Monday, July 21, 2008

HA! How About 49 or More Cars Get a Permit!

CASTRO VALLEY — The county is circulating a new "bicycle event" law proposal that would make excursions on country roads more difficult and expensive for organized cycling clubs.
County Supervisor Nate Miley said the law would balance the concerns of bicyclists and residents.
"We want people to ride bicycles, and not to impose unfair burdens on people who live along (rural) roadways," Miley explained.
The proposal would primarily affect roads in unincorporated Livermore, Pleasanton and Sunol. However, it also would cover portions of Crow Canyon, Cull Canyon, Eden Canyon, Lake Chabot, Palomares and Redwood roads, and East Castro Valley Boulevard.
For years, bands of bicycle riders have irritated residents living along rural roads.
The cyclists often clog narrow roads at unexpected times, dump litter and take restroom breaks at inappropriate places,
the residents have claimed during a decade of meetings with elected and appointed Alameda County representatives.
Under the proposed new law, organizations with advertised rides and 50 or more riders would have to apply for permits, which the Alameda County Sheriff's Office could approve or deny. The permit would cost $189. Another $150 fee would be required for informational signs, which the county would post along the requested route.
Groups with 49 or fewer riders would not be subject to permit requirements. The sheriff's office estimates that rides with a few hundred
to a few thousand cyclists occur about 20 times a year.
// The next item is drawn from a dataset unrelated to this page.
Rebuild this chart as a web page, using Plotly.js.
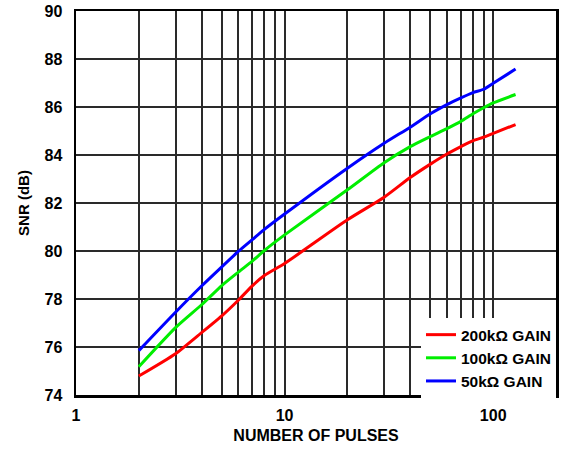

The proposal was introduced last week to Castro Valley Municipal Advisory Council members, who had mixed reactions.
Council member Dave Sadoff called the proposal "not an unreasonable approach," while member Cheryl Miraglia claimed it went "overboard." The law wouldn't take effect until it is approved by county supervisors. As of Friday, no date had been set for a hearing.
The East Bay Bicycle Coalition, which advocates for cyclists in Alameda and Contra Costa counties, is batting 0-for-3. Nearly a year ago, as the ordinance was being drafted, the coalition told the sheriff's office that signs were unnecessary. The Oakland-based organization asked that the 50-cyclists threshold be removed and the term "bicycle event" — which could trigger the need for event liability insurance — be eliminated.